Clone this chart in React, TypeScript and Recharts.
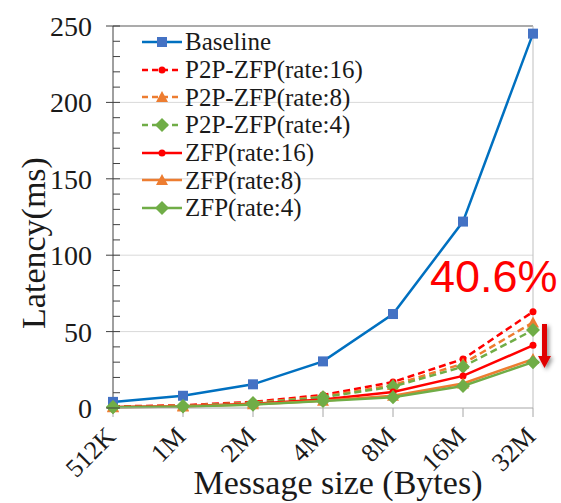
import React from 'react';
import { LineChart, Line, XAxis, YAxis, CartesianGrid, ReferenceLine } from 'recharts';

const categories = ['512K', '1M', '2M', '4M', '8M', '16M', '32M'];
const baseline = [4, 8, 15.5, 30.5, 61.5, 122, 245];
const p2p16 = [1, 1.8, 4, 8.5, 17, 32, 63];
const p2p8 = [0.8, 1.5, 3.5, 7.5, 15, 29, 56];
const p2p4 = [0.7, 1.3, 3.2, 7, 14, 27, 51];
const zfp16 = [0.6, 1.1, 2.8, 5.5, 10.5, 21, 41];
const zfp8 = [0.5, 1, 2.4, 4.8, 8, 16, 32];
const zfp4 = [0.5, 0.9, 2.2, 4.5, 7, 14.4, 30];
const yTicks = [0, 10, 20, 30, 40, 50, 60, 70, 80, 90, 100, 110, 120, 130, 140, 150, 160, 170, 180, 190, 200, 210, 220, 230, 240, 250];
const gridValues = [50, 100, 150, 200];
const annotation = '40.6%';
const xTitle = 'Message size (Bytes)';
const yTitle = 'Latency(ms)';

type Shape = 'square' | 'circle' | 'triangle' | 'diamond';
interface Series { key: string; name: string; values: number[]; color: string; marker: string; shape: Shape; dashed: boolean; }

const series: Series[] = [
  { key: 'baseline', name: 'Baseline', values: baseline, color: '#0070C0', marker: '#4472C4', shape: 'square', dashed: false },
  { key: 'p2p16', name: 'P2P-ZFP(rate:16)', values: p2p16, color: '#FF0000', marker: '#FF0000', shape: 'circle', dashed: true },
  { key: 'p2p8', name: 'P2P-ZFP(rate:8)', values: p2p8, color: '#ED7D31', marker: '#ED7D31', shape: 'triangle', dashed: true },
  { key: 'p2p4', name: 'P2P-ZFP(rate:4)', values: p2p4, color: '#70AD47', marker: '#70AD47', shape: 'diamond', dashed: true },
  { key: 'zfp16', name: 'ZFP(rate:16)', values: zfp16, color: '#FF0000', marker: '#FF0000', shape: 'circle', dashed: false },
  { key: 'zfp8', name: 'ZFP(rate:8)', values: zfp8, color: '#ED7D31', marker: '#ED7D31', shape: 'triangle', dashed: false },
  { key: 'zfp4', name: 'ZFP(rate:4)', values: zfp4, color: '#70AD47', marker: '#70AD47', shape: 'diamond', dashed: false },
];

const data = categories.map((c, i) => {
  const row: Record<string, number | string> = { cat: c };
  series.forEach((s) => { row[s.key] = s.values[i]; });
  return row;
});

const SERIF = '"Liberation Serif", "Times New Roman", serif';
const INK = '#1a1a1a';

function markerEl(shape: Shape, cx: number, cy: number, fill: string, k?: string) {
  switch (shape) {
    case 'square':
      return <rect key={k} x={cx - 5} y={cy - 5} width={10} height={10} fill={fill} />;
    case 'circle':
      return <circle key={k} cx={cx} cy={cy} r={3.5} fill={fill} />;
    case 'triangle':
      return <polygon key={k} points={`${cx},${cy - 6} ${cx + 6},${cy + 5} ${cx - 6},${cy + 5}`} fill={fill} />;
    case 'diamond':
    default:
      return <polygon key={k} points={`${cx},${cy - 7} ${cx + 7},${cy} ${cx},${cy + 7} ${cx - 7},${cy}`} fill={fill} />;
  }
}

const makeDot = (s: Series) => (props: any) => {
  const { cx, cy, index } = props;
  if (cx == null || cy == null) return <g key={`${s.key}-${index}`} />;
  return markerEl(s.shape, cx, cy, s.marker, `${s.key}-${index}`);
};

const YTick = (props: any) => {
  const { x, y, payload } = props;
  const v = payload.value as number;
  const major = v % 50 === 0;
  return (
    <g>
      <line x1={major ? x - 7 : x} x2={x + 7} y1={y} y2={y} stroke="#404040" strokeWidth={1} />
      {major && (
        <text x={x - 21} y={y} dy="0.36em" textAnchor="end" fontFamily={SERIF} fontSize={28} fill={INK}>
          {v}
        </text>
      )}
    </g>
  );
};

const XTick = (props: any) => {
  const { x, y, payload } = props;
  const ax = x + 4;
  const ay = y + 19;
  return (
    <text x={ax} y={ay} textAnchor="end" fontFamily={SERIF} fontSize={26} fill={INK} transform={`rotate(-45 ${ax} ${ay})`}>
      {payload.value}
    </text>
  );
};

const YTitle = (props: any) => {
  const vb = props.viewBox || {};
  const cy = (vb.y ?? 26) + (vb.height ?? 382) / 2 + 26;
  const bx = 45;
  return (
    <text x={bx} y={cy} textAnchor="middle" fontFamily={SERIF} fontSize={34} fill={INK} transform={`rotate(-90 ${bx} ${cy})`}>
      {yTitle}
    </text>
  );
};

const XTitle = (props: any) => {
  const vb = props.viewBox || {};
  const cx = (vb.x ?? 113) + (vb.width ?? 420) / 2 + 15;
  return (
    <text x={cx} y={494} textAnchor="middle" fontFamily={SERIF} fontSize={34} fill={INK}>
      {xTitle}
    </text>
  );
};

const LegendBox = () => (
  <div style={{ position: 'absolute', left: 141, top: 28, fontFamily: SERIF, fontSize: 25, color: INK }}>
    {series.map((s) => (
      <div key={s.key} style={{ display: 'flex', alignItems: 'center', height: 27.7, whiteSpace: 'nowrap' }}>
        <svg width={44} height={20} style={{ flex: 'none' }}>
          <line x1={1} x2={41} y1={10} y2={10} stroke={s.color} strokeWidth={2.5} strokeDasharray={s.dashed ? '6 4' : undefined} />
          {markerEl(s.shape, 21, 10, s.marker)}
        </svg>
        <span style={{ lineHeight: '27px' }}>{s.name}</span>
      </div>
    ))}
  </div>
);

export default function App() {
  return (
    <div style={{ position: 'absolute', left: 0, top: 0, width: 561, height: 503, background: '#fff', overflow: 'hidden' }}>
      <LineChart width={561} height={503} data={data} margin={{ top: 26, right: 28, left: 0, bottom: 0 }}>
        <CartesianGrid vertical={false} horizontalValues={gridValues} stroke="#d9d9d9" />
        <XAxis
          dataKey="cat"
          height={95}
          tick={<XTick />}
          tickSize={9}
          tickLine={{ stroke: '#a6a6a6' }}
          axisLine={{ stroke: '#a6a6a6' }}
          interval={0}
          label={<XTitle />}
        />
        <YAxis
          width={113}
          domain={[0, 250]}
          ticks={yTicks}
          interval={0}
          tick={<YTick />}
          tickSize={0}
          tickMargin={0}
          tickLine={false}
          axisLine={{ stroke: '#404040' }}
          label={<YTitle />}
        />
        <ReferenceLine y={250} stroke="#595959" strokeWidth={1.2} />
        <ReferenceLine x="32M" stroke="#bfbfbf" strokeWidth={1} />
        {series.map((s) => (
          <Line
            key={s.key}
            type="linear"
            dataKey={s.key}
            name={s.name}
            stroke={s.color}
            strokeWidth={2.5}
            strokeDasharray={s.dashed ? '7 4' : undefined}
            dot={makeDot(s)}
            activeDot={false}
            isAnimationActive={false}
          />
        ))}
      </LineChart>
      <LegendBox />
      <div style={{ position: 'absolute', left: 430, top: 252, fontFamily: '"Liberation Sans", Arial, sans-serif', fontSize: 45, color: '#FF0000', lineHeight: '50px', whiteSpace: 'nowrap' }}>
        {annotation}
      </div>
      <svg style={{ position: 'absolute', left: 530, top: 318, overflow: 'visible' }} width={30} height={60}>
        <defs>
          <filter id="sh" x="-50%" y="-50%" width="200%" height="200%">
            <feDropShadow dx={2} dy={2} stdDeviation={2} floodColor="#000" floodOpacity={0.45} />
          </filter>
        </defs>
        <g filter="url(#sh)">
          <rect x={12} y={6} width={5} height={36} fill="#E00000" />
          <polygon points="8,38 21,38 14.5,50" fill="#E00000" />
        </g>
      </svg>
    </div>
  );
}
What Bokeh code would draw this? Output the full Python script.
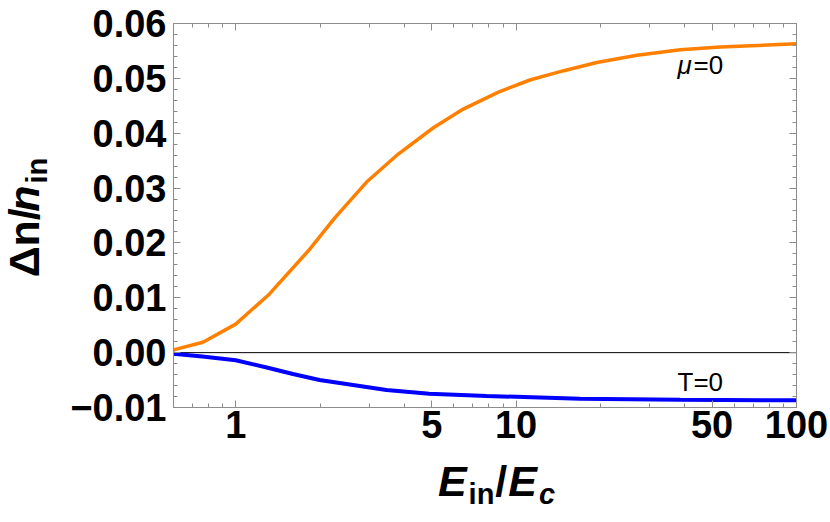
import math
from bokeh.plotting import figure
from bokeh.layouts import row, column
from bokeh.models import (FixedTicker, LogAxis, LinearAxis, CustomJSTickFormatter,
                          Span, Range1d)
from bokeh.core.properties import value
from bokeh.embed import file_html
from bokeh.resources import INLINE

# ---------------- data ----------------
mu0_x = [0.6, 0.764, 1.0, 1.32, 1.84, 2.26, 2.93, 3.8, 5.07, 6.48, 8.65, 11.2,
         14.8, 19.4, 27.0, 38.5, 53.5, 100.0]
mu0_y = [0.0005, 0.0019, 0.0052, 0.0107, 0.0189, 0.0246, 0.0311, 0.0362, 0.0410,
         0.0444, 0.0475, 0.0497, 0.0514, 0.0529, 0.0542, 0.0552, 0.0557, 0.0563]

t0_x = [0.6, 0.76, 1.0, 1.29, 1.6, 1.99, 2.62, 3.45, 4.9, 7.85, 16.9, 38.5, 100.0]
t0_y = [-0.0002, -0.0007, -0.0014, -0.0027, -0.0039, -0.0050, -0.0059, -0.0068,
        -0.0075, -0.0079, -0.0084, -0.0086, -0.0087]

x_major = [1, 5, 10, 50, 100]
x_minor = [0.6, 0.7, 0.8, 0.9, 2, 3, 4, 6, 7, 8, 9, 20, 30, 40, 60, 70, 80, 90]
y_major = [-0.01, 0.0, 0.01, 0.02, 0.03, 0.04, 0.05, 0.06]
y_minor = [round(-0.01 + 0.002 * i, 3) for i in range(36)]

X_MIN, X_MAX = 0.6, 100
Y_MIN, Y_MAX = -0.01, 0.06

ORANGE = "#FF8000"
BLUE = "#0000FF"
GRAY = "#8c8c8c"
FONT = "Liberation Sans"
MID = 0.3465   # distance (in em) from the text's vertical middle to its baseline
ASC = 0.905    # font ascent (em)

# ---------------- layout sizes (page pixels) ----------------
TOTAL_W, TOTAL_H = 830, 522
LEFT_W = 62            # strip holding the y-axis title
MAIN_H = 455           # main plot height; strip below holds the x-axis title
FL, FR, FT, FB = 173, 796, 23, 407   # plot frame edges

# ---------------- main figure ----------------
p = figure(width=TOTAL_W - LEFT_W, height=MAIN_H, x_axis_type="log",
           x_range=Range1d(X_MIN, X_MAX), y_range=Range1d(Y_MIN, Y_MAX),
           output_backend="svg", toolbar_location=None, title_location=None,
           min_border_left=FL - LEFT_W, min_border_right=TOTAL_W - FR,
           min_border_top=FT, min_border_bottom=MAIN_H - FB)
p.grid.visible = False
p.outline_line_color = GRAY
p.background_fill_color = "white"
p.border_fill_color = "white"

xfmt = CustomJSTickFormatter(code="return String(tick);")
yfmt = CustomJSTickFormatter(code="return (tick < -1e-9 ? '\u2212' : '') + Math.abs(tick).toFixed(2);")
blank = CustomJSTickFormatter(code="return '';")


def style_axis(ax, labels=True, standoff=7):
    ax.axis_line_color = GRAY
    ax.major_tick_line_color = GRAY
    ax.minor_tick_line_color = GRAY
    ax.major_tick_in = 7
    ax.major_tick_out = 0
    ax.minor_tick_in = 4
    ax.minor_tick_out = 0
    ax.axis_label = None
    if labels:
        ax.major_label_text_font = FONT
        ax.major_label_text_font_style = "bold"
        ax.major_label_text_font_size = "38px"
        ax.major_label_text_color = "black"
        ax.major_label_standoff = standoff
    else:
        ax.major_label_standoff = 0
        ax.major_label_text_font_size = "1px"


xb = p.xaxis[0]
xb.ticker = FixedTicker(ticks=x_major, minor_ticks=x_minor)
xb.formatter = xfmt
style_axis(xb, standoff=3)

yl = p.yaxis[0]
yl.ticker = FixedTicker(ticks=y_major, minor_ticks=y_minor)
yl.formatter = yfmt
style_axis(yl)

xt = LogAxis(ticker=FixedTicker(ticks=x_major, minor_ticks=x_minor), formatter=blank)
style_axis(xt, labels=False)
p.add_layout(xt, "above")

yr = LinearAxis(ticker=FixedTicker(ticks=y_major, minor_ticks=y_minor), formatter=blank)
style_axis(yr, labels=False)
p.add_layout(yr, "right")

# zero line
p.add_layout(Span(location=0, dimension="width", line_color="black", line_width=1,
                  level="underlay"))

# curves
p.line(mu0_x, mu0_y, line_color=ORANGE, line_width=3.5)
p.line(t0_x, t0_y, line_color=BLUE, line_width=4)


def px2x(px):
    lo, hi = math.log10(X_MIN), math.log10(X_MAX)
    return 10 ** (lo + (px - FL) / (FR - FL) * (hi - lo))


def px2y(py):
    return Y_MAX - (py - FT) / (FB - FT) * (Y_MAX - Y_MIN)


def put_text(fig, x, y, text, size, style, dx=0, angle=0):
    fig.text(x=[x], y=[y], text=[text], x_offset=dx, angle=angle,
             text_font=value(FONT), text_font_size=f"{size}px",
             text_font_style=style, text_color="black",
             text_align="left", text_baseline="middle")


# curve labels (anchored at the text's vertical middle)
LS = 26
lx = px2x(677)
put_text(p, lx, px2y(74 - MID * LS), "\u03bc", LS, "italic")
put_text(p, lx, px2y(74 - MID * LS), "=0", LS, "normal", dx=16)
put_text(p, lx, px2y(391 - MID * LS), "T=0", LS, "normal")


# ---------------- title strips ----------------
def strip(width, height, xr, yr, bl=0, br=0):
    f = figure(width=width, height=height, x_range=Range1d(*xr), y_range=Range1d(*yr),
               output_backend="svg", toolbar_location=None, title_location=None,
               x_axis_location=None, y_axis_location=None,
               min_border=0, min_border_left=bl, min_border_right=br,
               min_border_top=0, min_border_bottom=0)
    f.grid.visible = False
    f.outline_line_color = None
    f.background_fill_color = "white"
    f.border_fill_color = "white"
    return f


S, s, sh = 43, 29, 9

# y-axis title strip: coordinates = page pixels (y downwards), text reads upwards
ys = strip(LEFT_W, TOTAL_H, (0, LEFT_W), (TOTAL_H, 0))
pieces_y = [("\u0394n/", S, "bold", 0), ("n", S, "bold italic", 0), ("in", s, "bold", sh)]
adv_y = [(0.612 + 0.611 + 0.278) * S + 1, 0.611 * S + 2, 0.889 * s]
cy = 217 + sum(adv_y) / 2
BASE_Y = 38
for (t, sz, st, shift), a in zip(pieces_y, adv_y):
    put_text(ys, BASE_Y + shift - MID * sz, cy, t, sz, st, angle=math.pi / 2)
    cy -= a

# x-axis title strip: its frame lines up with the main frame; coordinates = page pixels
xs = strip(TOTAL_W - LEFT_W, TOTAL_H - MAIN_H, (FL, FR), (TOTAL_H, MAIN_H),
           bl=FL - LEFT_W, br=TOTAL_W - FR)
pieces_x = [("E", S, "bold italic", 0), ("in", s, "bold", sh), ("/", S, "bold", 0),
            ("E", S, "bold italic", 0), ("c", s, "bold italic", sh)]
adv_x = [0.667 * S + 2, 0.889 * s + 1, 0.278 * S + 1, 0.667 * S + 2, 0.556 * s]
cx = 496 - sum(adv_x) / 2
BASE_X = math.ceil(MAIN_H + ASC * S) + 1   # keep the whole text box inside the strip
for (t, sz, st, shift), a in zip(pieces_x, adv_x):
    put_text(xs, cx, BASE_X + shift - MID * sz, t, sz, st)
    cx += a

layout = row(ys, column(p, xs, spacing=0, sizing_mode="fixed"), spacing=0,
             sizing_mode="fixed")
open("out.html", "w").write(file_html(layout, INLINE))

·····

» **Short problem**: Please reproduce the listing exactly from its opening line through the line that contains "YAxis, CartesianGrid, ReferenceLine", both included, with all pictures omitted.

» **Solution to this exercise**:
Clone this chart in React, TypeScript and Recharts.
import React from 'react';
import { LineChart, Line, XAxis, YAxis, CartesianGrid, ReferenceLine } from 'recharts';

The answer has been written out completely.